4. How often should the anion gap be monitored?

The frequency depends on the clinical situation. In acute DKA management, the anion gap should be checked every 2-4 hours to monitor response to insulin therapy. In the ICU, it is commonly checked every 6-12 hours depending on the severity of the acid-base disorder. For outpatient monitoring, it is typically checked as part of routine metabolic panels. In suspected poisoning cases, the AG may be checked every 1-2 hours initially.

5. What is the difference between the anion gap and the osmolar gap?

The anion gap measures the difference between measured cations and measured anions in the blood, helping identify the cause of metabolic acidosis. The osmolar gap measures the difference between measured serum osmolality and calculated osmolality, helping identify unmeasured osmotically active substances (like methanol, ethylene glycol, ethanol, or isopropanol). In toxicology, the two are often used together: an elevated osmolar gap suggests the presence of an unmeasured osmol (parent compound), while an elevated anion gap suggests the presence of the compound's acidic metabolites. In methanol and ethylene glycol poisoning, the osmolar gap is high early (before metabolism) and the anion gap rises later (after metabolism).

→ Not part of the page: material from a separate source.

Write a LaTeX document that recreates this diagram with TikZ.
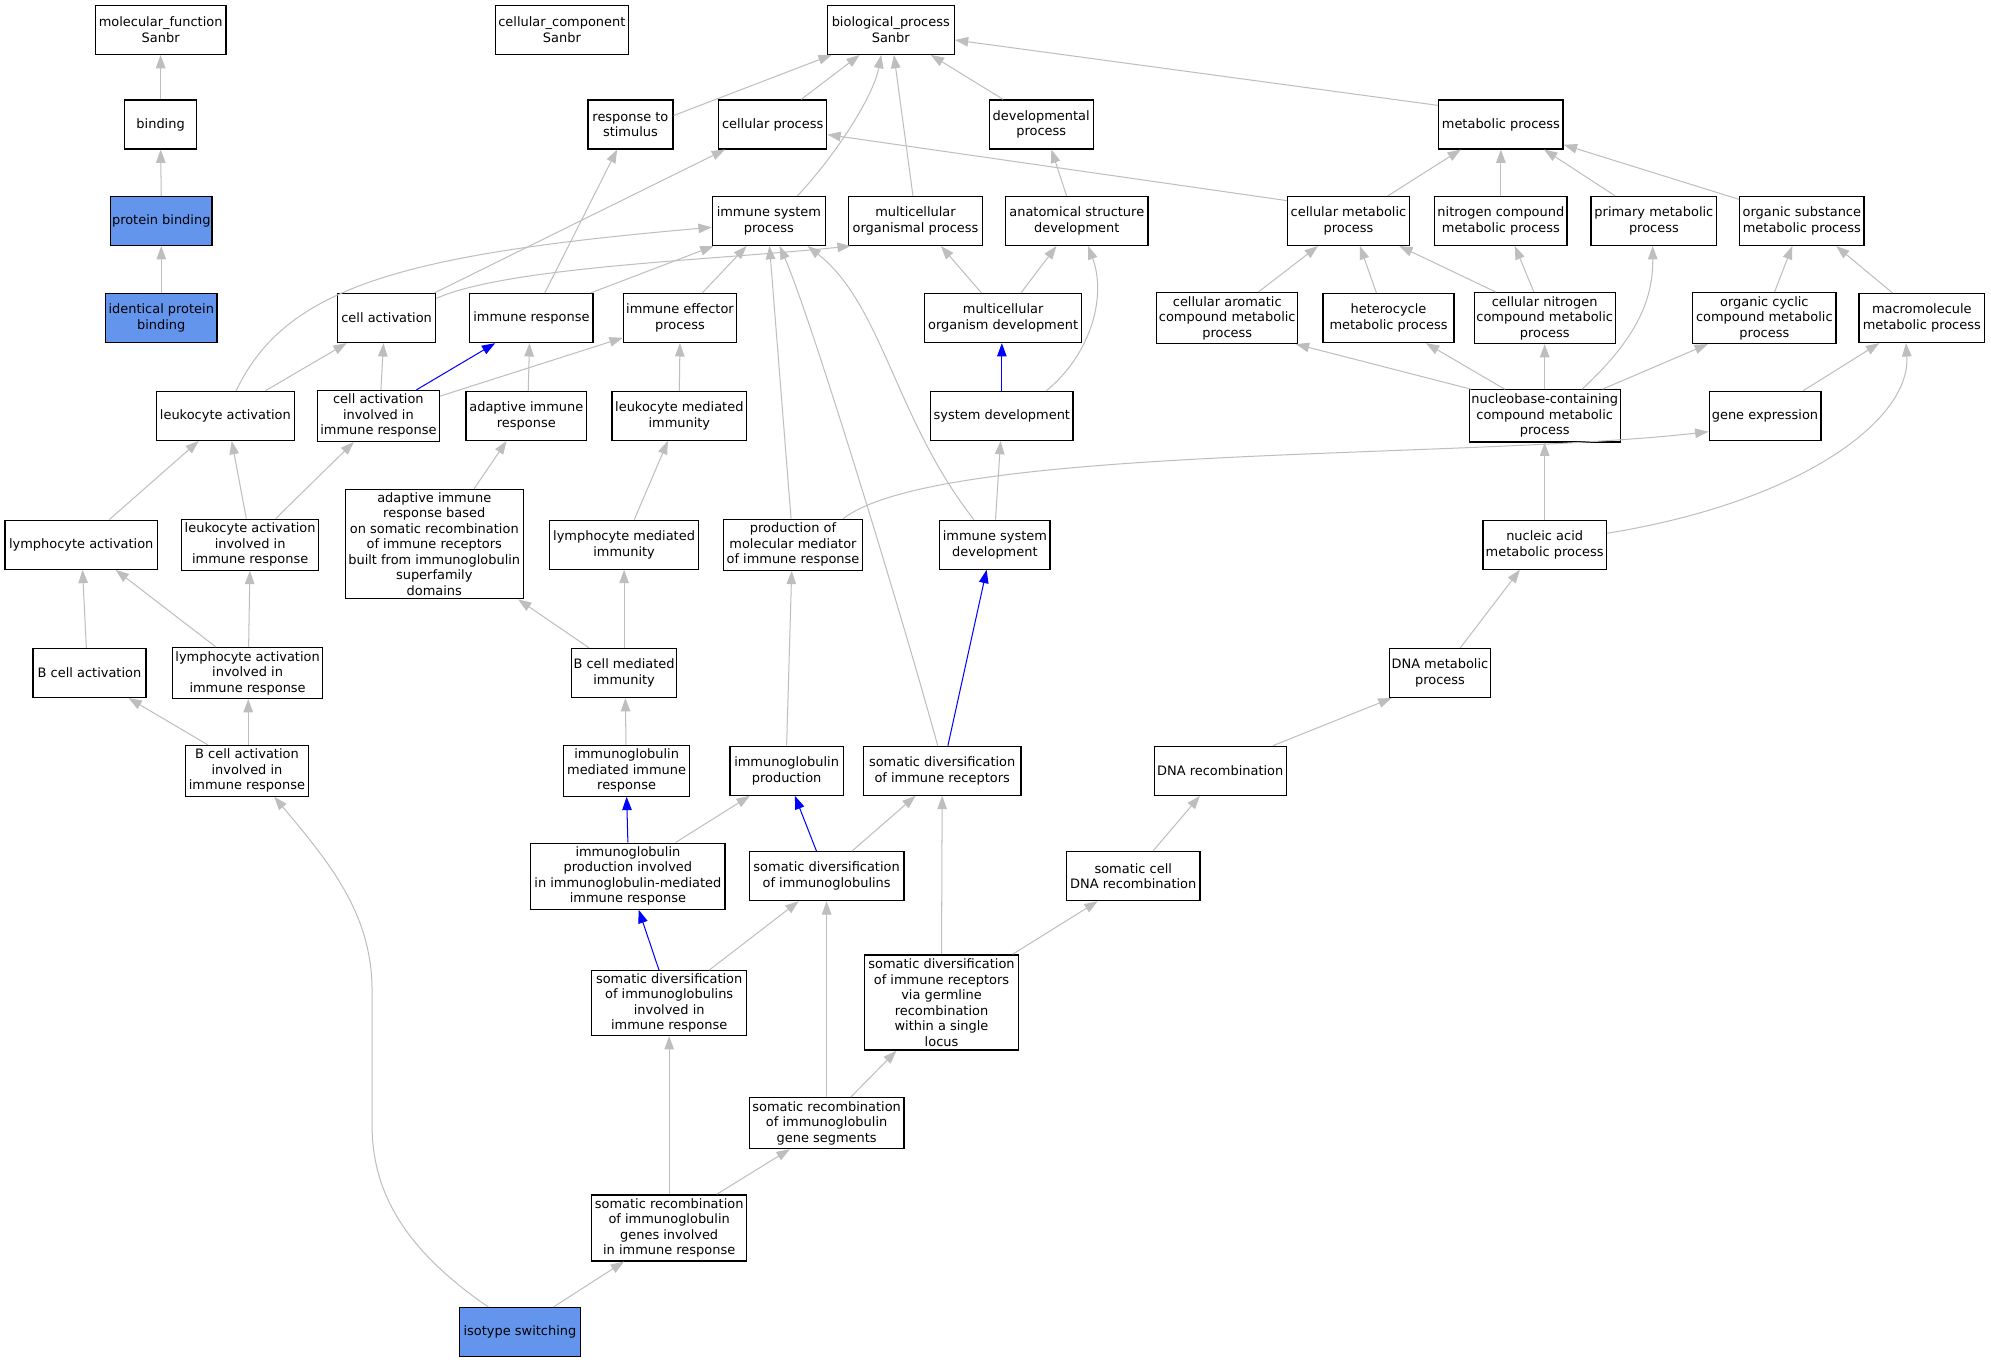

6. Can medications affect the anion gap?

Yes, several medications can affect the anion gap. Metformin can cause lactic acidosis and an elevated AG. Acetazolamide causes a normal AG metabolic acidosis by inducing renal bicarbonate wasting. Large doses of penicillin or carbenicillin can raise the AG because these drugs are negatively charged. Propylene glycol-containing IV formulations (lorazepam, diazepam) can cause a high AG acidosis. Even normal saline infusion in large volumes causes a non-gap (hyperchloremic) acidosis. Understanding medication effects on the AG is important for accurate clinical interpretation.

7. Is the anion gap useful in children?

Yes, the anion gap is used in pediatric medicine with the same formulas and similar interpretation. However, normal ranges may differ slightly in neonates and young infants due to different normal electrolyte ranges and higher albumin levels. In pediatric emergencies, the anion gap is particularly important for identifying DKA (the most common cause of HAGMA in children), inborn errors of metabolism (especially in neonates presenting with metabolic acidosis), and accidental toxic ingestions.